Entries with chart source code
****

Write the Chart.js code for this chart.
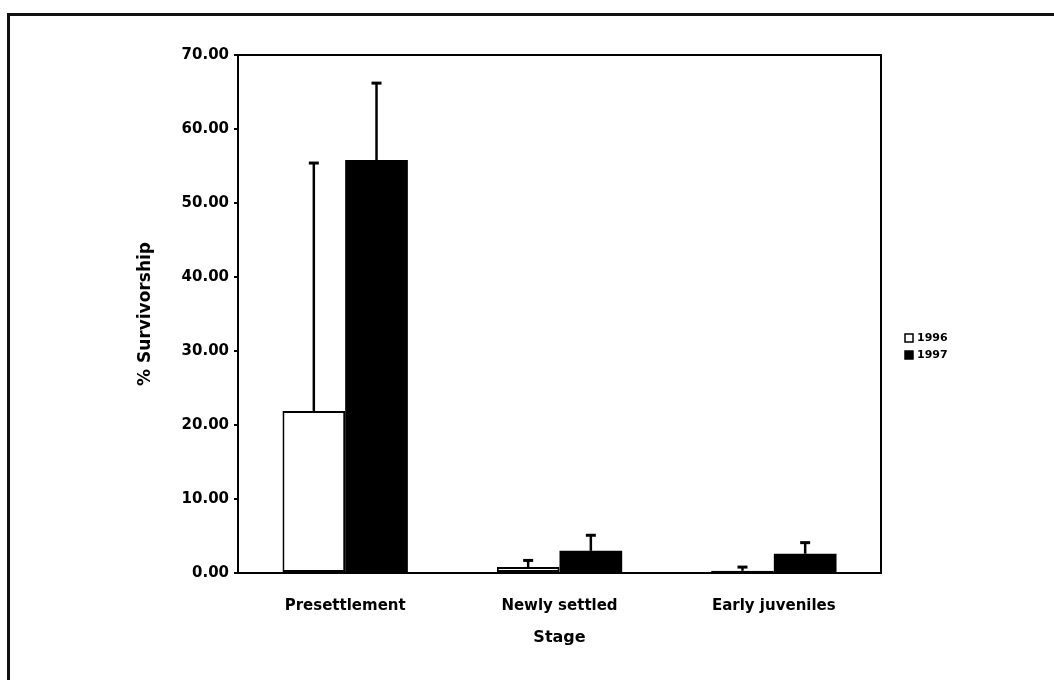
<!DOCTYPE html>
<html>
<head>
<meta charset="utf-8">
<script src="https://cdn.jsdelivr.net/npm/chart.js@4"></script>
<style>
  html, body { margin: 0; padding: 0; background: #fff; }
  #wrap { position: relative; width: 1054px; height: 680px; overflow: hidden; }
  #frame { position: absolute; left: 7px; top: 13px; width: 1100px; height: 700px;
    border-top: 3px solid #111; border-left: 3px solid #111; }
  canvas { position: absolute; left: 0; top: 0; }
</style>
</head>
<body>
<div id="wrap">
  <div id="frame"></div>
  <canvas id="chart" width="1054" height="680"></canvas>
</div>
<script>
const stages = ["Presettlement", "Newly settled", "Early juveniles"];
const years = ["1996", "1997"];
const survival1996 = [21.9, 0.8, 0.3];
const survival1997 = [55.8, 3.0, 2.6];
const error1996 = [33.5, 0.9, 0.5];
const error1997 = [10.4, 2.1, 1.5];
const yTicks = [0, 10, 20, 30, 40, 50, 60, 70];

const FONT = "'DejaVu Sans', sans-serif";

const errorBars = {
  id: "errorBars",
  afterDatasetsDraw(chart) {
    const { ctx, scales } = chart;
    const errors = [error1996, error1997];
    ctx.save();
    ctx.strokeStyle = "#000";
    chart.data.datasets.forEach((dataset, di) => {
      chart.getDatasetMeta(di).data.forEach((bar, i) => {
        const top = scales.y.getPixelForValue(dataset.data[i] + errors[di][i]);
        ctx.lineWidth = 2.5;
        ctx.beginPath();
        ctx.moveTo(bar.x, bar.y);
        ctx.lineTo(bar.x, top);
        ctx.stroke();
        ctx.lineWidth = 3;
        ctx.beginPath();
        ctx.moveTo(bar.x - 5, top);
        ctx.lineTo(bar.x + 5, top);
        ctx.stroke();
      });
    });
    ctx.restore();
  },
};

const plotBox = {
  id: "plotBox",
  afterDraw(chart) {
    const { ctx, chartArea: a } = chart;
    ctx.save();
    ctx.strokeStyle = "#000";
    ctx.lineWidth = 2;
    ctx.strokeRect(a.left, a.top, a.right - a.left, a.bottom - a.top);

    // legend at the right
    ctx.font = `bold 11px ${FONT}`;
    ctx.textBaseline = "middle";
    chart.data.datasets.forEach((dataset, i) => {
      const y = 338 + i * 17;
      ctx.fillStyle = dataset.backgroundColor;
      ctx.fillRect(905, y - 4, 8, 8);
      ctx.lineWidth = 1.5;
      ctx.strokeRect(905, y - 4, 8, 8);
      ctx.fillStyle = "#000";
      ctx.fillText(dataset.label, 917, y);
    });
    ctx.restore();
  },
};

new Chart(document.getElementById("chart"), {
  type: "bar",
  data: {
    labels: stages,
    datasets: [
      {
        label: years[0],
        data: survival1996,
        backgroundColor: "#fff",
        borderColor: "#000",
        borderWidth: 2,
        borderSkipped: false,
      },
      {
        label: years[1],
        data: survival1997,
        backgroundColor: "#000",
        borderColor: "#000",
        borderWidth: 0,
      },
    ],
  },
  options: {
    responsive: false,
    devicePixelRatio: 1,
    animation: false,
    categoryPercentage: 0.585,
    barPercentage: 1.0,
    layout: { padding: { top: 55, right: 173, bottom: 0, left: 0 } },
    plugins: {
      legend: { display: false },
      tooltip: { enabled: false },
    },
    scales: {
      x: {
        grid: { display: false, drawTicks: false },
        border: { display: false },
        ticks: {
          color: "#000",
          padding: 24,
          font: { family: FONT, size: 15, weight: "bold" },
        },
        title: {
          display: true,
          text: "Stage",
          color: "#000",
          font: { family: FONT, size: 16, weight: "bold" },
          padding: { top: 0, bottom: 33 },
        },
        afterFit(scale) { scale.height = 107; },
      },
      y: {
        min: 0,
        max: 70,
        afterBuildTicks(scale) { scale.ticks = yTicks.map((v) => ({ value: v })); },
        grid: { display: true, drawOnChartArea: false, tickLength: 4, color: "#000", lineWidth: 2 },
        border: { display: true, color: "#000", width: 2 },
        ticks: {
          color: "#000",
          padding: 5,
          font: { family: FONT, size: 15, weight: "bold" },
          callback: (value) => Number(value).toFixed(2),
        },
        title: {
          display: true,
          text: "% Survivorship",
          color: "#000",
          font: { family: FONT, size: 17, weight: "bold" },
          padding: { top: 135, bottom: 0 },
        },
        afterFit(scale) { scale.width = 238; },
      },
    },
  },
  plugins: [errorBars, plotBox],
});
</script>
</body>
</html>
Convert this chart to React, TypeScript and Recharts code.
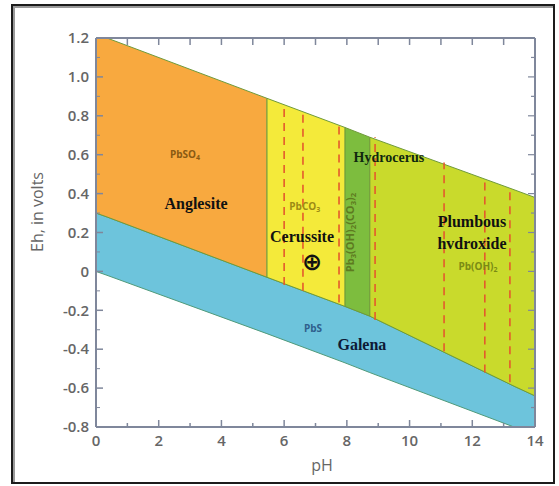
import React from "react";
import { Area, ComposedChart, ReferenceDot, ReferenceLine, XAxis, YAxis } from "recharts";

// pH break points along the diagram and the Eh of each boundary there
const ph = [0, 0.35, 5.45, 7.94, 8.73, 13.33, 14];
const upperEh = [1.2, 1.2, 0.89, 0.74, 0.69, 0.42, 0.38]; // top of the stability field
const galenaTopEh = [0.3, 0.28, -0.03, -0.18, -0.23, -0.59, -0.64]; // PbS upper boundary
const lowerEh = [0, -0.02, -0.32, -0.47, -0.52, -0.8, -0.8]; // bottom of the PbS band

// oxidised phases between galena and the top line
const phaseNames = ["anglesite", "cerussite", "hydrocerussite", "plumbous"];
const phaseFrom = [0, 5.45, 7.94, 8.73];
const phaseTo = [5.45, 7.94, 8.73, 14];

// red dashed verticals
const dashPh = [6.0, 6.6, 7.75, 8.9, 11.1, 12.4, 13.2];
const dashTop = [0.86, 0.82, 0.75, 0.69, 0.56, 0.48, 0.43];
const dashBottom = [-0.07, -0.1, -0.16, -0.25, -0.41, -0.52, -0.57];

const xTicks = [0, 1, 2, 3, 4, 5, 6, 7, 8, 9, 10, 11, 12, 13, 14];
const yTicks = [-0.8, -0.7, -0.6, -0.5, -0.4, -0.3, -0.2, -0.1, 0, 0.1, 0.2, 0.3, 0.4, 0.5, 0.6, 0.7, 0.8, 0.9, 1.0, 1.1, 1.2];

// text written on the diagram
const names = ["PbSO4", "Anglesite", "PbCO3", "Cerussite", "⊕", "Hydrocerus", "Pb3(OH)2(CO3)2", "Plumbous", "hvdroxide", "Pb(OH)2", "PbS", "Galena"];
const namePh = [2.84, 3.19, 6.66, 6.57, 6.89, 9.34, 8.23, 11.99, 11.99, 12.18, 6.92, 8.48];
const nameEh = [0.583, 0.352, 0.316, 0.182, 0.048, 0.588, 0.2, 0.259, 0.146, 0.007, -0.296, -0.373];

const fills: Record<string, string> = {
  anglesite: "#F8A93F",
  cerussite: "#F4EA3A",
  hydrocerussite: "#7DBD3E",
  plumbous: "#C9DA2C",
  galena: "#6DC4DC",
};

const axisColor = "#7f879b";
const tickText = "#666";

const rows = ph.map((x, i) => {
  const row: Record<string, any> = { ph: x, galena: [lowerEh[i], galenaTopEh[i]] };
  phaseNames.forEach((n, j) => {
    row[n] = x >= phaseFrom[j] && x <= phaseTo[j] ? [galenaTopEh[i], upperEh[i]] : null;
  });
  return row;
});

const fmtY = (v: number) => (v === 0 ? "0" : v.toFixed(1));
const isMajorX = (v: number) => v % 2 === 0;
const isMajorY = (v: number) => Math.round(v * 10) % 2 === 0;

const BottomTick = (p: any) => {
  const v = p.payload.value;
  const major = isMajorX(v);
  return (
    <g>
      <line x1={p.x} x2={p.x} y1={p.y} y2={p.y - (major ? 7 : 4)} stroke={axisColor} strokeWidth={1.5} />
      {major && (
        <text x={p.x} y={p.y + 19} textAnchor="middle" fontFamily="Open Sans" fontWeight={600} fontSize={15} fill={tickText}>
          {v}
        </text>
      )}
    </g>
  );
};

const TopTick = (p: any) => (
  <line x1={p.x} x2={p.x} y1={p.y} y2={p.y + 7} stroke={axisColor} strokeWidth={1.5} />
);

const LeftTick = (p: any) => {
  const v = p.payload.value;
  const major = isMajorY(v);
  return (
    <g>
      <line x1={p.x} x2={p.x + (major ? 7 : 4)} y1={p.y} y2={p.y} stroke={axisColor} strokeWidth={major ? 1.5 : 1} />
      {major && (
        <text x={p.x - 7} y={p.y} dy="0.35em" textAnchor="end" fontFamily="Open Sans" fontWeight={600} fontSize={15} fill={tickText}>
          {fmtY(v)}
        </text>
      )}
    </g>
  );
};

const RightTick = (p: any) => {
  const major = isMajorY(p.payload.value);
  return <line x1={p.x} x2={p.x - (major ? 7 : 4)} y1={p.y} y2={p.y} stroke={axisColor} strokeWidth={1.2} />;
};

// splits "PbSO4" style formulas into subscripted digits
const formula = (s: string) => {
  const parts = s.split(/(\d+)/);
  return parts.map((part, k) =>
    /^\d+$/.test(part) ? (
      <tspan key={k} fontSize="70%" dy={2}>
        {part}
      </tspan>
    ) : (
      <tspan key={k} dy={k > 0 && /^\d+$/.test(parts[k - 1]) ? -2 : 0}>
        {part}
      </tspan>
    )
  );
};

const labelStyle = (name: string) => {
  const serif = { fontFamily: "Liberation Serif", fontWeight: 700, fontSize: 16, fill: "#111" };
  const small = { fontFamily: "Open Sans", fontWeight: 700, fontSize: 10 };
  switch (name) {
    case "PbSO4":
      return { ...small, fill: "#8a5a12" };
    case "PbCO3":
      return { ...small, fill: "#9c8a14" };
    case "Pb(OH)2":
      return { ...small, fill: "#7a8a14" };
    case "Pb3(OH)2(CO3)2":
      return { ...small, fontSize: 11, fill: "#5d7a20" };
    case "PbS":
      return { ...small, fill: "#2f5f8c" };
    case "Hydrocerus":
      return { ...serif, fontSize: 14, fill: "#10280f" };
    case "Galena":
      return { ...serif, fill: "#0e1a36" };
    case "⊕":
      return { fontFamily: "DejaVu Sans", fontWeight: 700, fontSize: 24, fill: "#111" };
    default:
      return serif;
  }
};

const NameLabel = ({ cx, cy, name }: any) => {
  const st = labelStyle(name);
  const rotated = name === "Pb3(OH)2(CO3)2";
  const sub = /\d/.test(name) && name.startsWith("Pb");
  return (
    <text
      x={cx}
      y={cy}
      dy="0.35em"
      textAnchor="middle"
      transform={rotated ? `rotate(-90 ${cx} ${cy})` : undefined}
      {...st}
    >
      {sub ? formula(name) : name}
    </text>
  );
};

export default function App() {
  return (
    <div style={{ position: "absolute", left: 0, top: 0, width: 559, height: 486, background: "#fff" }}>
      <div
        style={{
          position: "absolute",
          left: 11,
          top: 4,
          width: 540,
          height: 476,
          border: "2px solid #1c1c1c",
          boxShadow: "inset 2px 2px 0 #9a9a9a",
        }}
      />
      <div style={{ position: "absolute", left: 0, top: 0 }}>
        <ComposedChart width={559} height={486} data={rows} margin={{ top: 37, right: 23, bottom: 29, left: 46 }}>
          <XAxis
            xAxisId="b"
            dataKey="ph"
            type="number"
            domain={[0, 14]}
            ticks={xTicks}
            interval={0}
            allowDataOverflow
            height={30}
            tickSize={0}
            tickMargin={0}
            tickLine={false}
            tick={(p: any) => <BottomTick {...p} />}
            axisLine={{ stroke: axisColor, strokeWidth: 2 }}
          />
          <XAxis
            xAxisId="t"
            orientation="top"
            dataKey="ph"
            type="number"
            domain={[0, 14]}
            ticks={xTicks}
            interval={0}
            allowDataOverflow
            height={1}
            tickSize={0}
            tickMargin={0}
            tickLine={false}
            tick={(p: any) => <TopTick {...p} />}
            axisLine={{ stroke: axisColor, strokeWidth: 2 }}
          />
          <YAxis
            yAxisId="l"
            type="number"
            domain={[-0.8, 1.2]}
            ticks={yTicks}
            interval={0}
            allowDataOverflow
            width={50}
            tickSize={0}
            tickMargin={0}
            tickLine={false}
            tick={(p: any) => <LeftTick {...p} />}
            axisLine={{ stroke: axisColor, strokeWidth: 2 }}
          />
          <YAxis
            yAxisId="r"
            orientation="right"
            type="number"
            domain={[-0.8, 1.2]}
            ticks={yTicks}
            interval={0}
            allowDataOverflow
            width={1}
            tickSize={0}
            tickMargin={0}
            tickLine={false}
            tick={(p: any) => <RightTick {...p} />}
            axisLine={{ stroke: axisColor, strokeWidth: 2 }}
          />

          <Area
            xAxisId="b"
            yAxisId="l"
            type="linear"
            dataKey="galena"
            fill={fills.galena}
            fillOpacity={1}
            stroke="#4f9a7a"
            strokeWidth={1}
            dot={false}
            activeDot={false}
            isAnimationActive={false}
          />
          {phaseNames.map((n) => (
            <Area
              key={n}
              xAxisId="b"
              yAxisId="l"
              type="linear"
              dataKey={n}
              fill={fills[n]}
              fillOpacity={1}
              stroke="#6f9a3a"
              strokeWidth={1}
              dot={false}
              activeDot={false}
              isAnimationActive={false}
            />
          ))}

          {phaseFrom.slice(1).map((b) => {
            const i = ph.indexOf(b);
            return (
              <ReferenceLine
                key={"b" + b}
                xAxisId="b"
                yAxisId="l"
                segment={[
                  { x: b, y: galenaTopEh[i] },
                  { x: b, y: upperEh[i] },
                ]}
                stroke="#6f9a3a"
                strokeWidth={1.2}
              />
            );
          })}

          {dashPh.map((x, i) => (
            <ReferenceLine
              key={"d" + x}
              xAxisId="b"
              yAxisId="l"
              segment={[
                { x, y: dashBottom[i] },
                { x, y: dashTop[i] },
              ]}
              stroke="#E45A2C"
              strokeWidth={1.6}
              strokeDasharray="8 6"
            />
          ))}

          {names.map((n, i) => (
            <ReferenceDot
              key={n}
              xAxisId="b"
              yAxisId="l"
              x={namePh[i]}
              y={nameEh[i]}
              r={0}
              shape={(p: any) => <NameLabel cx={p.cx} cy={p.cy} name={n} />}
            />
          ))}
        </ComposedChart>
      </div>
      <div
        style={{
          position: "absolute",
          left: 37,
          top: 212,
          transform: "translate(-50%, -50%) rotate(-90deg)",
          whiteSpace: "nowrap",
          fontFamily: "Open Sans",
          fontSize: 16,
          color: tickText,
        }}
      >
        Eh, in volts
      </div>
      <div
        style={{
          position: "absolute",
          left: 322,
          top: 465,
          transform: "translate(-50%, -50%)",
          fontFamily: "Open Sans",
          fontSize: 16,
          color: tickText,
        }}
      >
        pH
      </div>
    </div>
  );
}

****

Job ::
Above are the records; repeat their lines from the first through the line containing "ctx.strokeRect(a.left, a.top, a.right", and leave out each picture.

Final result ::
Write the Chart.js code for this chart.
<!DOCTYPE html>
<html>
<head>
<meta charset="utf-8">
<script src="https://cdn.jsdelivr.net/npm/chart.js@4"></script>
<style>
  html, body { margin: 0; padding: 0; background: #fff; }
  #wrap { position: relative; width: 1054px; height: 680px; overflow: hidden; }
  #frame { position: absolute; left: 7px; top: 13px; width: 1100px; height: 700px;
    border-top: 3px solid #111; border-left: 3px solid #111; }
  canvas { position: absolute; left: 0; top: 0; }
</style>
</head>
<body>
<div id="wrap">
  <div id="frame"></div>
  <canvas id="chart" width="1054" height="680"></canvas>
</div>
<script>
const stages = ["Presettlement", "Newly settled", "Early juveniles"];
const years = ["1996", "1997"];
const survival1996 = [21.9, 0.8, 0.3];
const survival1997 = [55.8, 3.0, 2.6];
const error1996 = [33.5, 0.9, 0.5];
const error1997 = [10.4, 2.1, 1.5];
const yTicks = [0, 10, 20, 30, 40, 50, 60, 70];

const FONT = "'DejaVu Sans', sans-serif";

const errorBars = {
  id: "errorBars",
  afterDatasetsDraw(chart) {
    const { ctx, scales } = chart;
    const errors = [error1996, error1997];
    ctx.save();
    ctx.strokeStyle = "#000";
    chart.data.datasets.forEach((dataset, di) => {
      chart.getDatasetMeta(di).data.forEach((bar, i) => {
        const top = scales.y.getPixelForValue(dataset.data[i] + errors[di][i]);
        ctx.lineWidth = 2.5;
        ctx.beginPath();
        ctx.moveTo(bar.x, bar.y);
        ctx.lineTo(bar.x, top);
        ctx.stroke();
        ctx.lineWidth = 3;
        ctx.beginPath();
        ctx.moveTo(bar.x - 5, top);
        ctx.lineTo(bar.x + 5, top);
        ctx.stroke();
      });
    });
    ctx.restore();
  },
};

const plotBox = {
  id: "plotBox",
  afterDraw(chart) {
    const { ctx, chartArea: a } = chart;
    ctx.save();
    ctx.strokeStyle = "#000";
    ctx.lineWidth = 2;
    ctx.strokeRect(a.left, a.top, a.right - a.left, a.bottom - a.top);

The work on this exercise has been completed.